◆ **The problem**: Transcribe all of the records word for word, but omit the pictures.

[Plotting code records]

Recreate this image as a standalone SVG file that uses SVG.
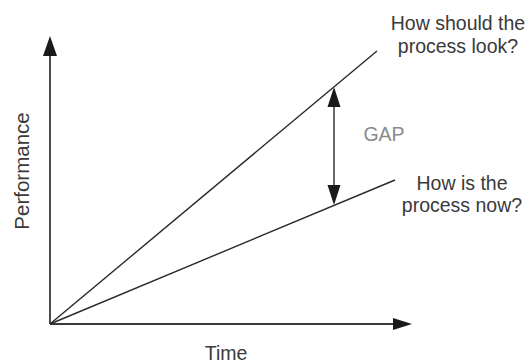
<svg xmlns="http://www.w3.org/2000/svg" width="529" height="363" viewBox="0 0 529 363">
<style>
.ln{stroke:#2a2a2a;stroke-width:1.4;fill:none}
.ax{stroke:#3a3a3a;stroke-width:1.8;fill:none}
.hd{fill:#1a1a1a}
.t{font-family:"Liberation Sans",Arial,sans-serif;font-size:19.5px;fill:#3a3a3a;text-anchor:middle}
.g{fill:#8a8a8a}
</style>
<rect width="529" height="363" fill="#fff"/>
<g id="connectors">
<line class="ax" x1="50" y1="324" x2="50" y2="52"/>
<polygon class="hd" points="50,36 57,56 43,56"/>
<line class="ax" x1="50" y1="324" x2="396" y2="324"/>
<polygon class="hd" points="412,324 393,318 393,330"/>
<line class="ln" x1="50" y1="324" x2="377" y2="51"/>
<line class="ln" x1="50" y1="324" x2="395" y2="180"/>
<line class="ln" x1="334" y1="104" x2="334" y2="188"/>
<polygon class="hd" points="334,87 340.5,107 327.5,107"/>
<polygon class="hd" points="334,205 340.5,185 327.5,185"/>
</g>
<g id="label-should">
<text class="t" x="458" y="30">How should the</text>
<text class="t" x="458" y="53">process look?</text>
</g>
<g id="label-now">
<text class="t" x="462" y="190">How is the</text>
<text class="t" x="462" y="212">process now?</text>
</g>
<g id="label-gap"><text class="t g" x="384" y="141">GAP</text></g>
<g id="label-time"><text class="t" x="226" y="360">Time</text></g>
<g id="label-performance"><text class="t" style="font-size:20.5px" transform="translate(29,171) rotate(-90)">Performance</text></g>
</svg>
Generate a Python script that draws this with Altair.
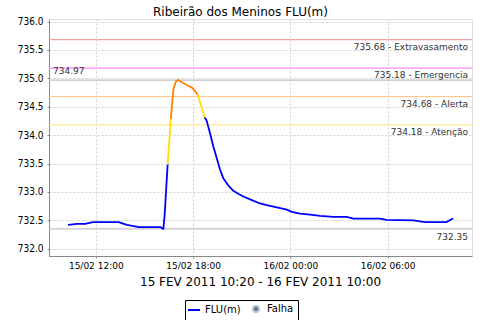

◆ **Task output**:
Recreate this image as a standalone SVG file that uses SVG.
<svg xmlns="http://www.w3.org/2000/svg" width="529" height="363" viewBox="0 0 529 363">
<style>
.ln{stroke:#2a2a2a;stroke-width:1.4;fill:none}
.ax{stroke:#3a3a3a;stroke-width:1.8;fill:none}
.hd{fill:#1a1a1a}
.t{font-family:"Liberation Sans",Arial,sans-serif;font-size:19.5px;fill:#3a3a3a;text-anchor:middle}
.g{fill:#8a8a8a}
</style>
<rect width="529" height="363" fill="#fff"/>
<g id="connectors">
<line class="ax" x1="50" y1="324" x2="50" y2="52"/>
<polygon class="hd" points="50,36 57,56 43,56"/>
<line class="ax" x1="50" y1="324" x2="396" y2="324"/>
<polygon class="hd" points="412,324 393,318 393,330"/>
<line class="ln" x1="50" y1="324" x2="377" y2="51"/>
<line class="ln" x1="50" y1="324" x2="395" y2="180"/>
<line class="ln" x1="334" y1="104" x2="334" y2="188"/>
<polygon class="hd" points="334,87 340.5,107 327.5,107"/>
<polygon class="hd" points="334,205 340.5,185 327.5,185"/>
</g>
<g id="label-should">
<text class="t" x="458" y="30">How should the</text>
<text class="t" x="458" y="53">process look?</text>
</g>
<g id="label-now">
<text class="t" x="462" y="190">How is the</text>
<text class="t" x="462" y="212">process now?</text>
</g>
<g id="label-gap"><text class="t g" x="384" y="141">GAP</text></g>
<g id="label-time"><text class="t" x="226" y="360">Time</text></g>
<g id="label-performance"><text class="t" style="font-size:20.5px" transform="translate(29,171) rotate(-90)">Performance</text></g>
</svg>
Generate a Python script that draws this with Altair.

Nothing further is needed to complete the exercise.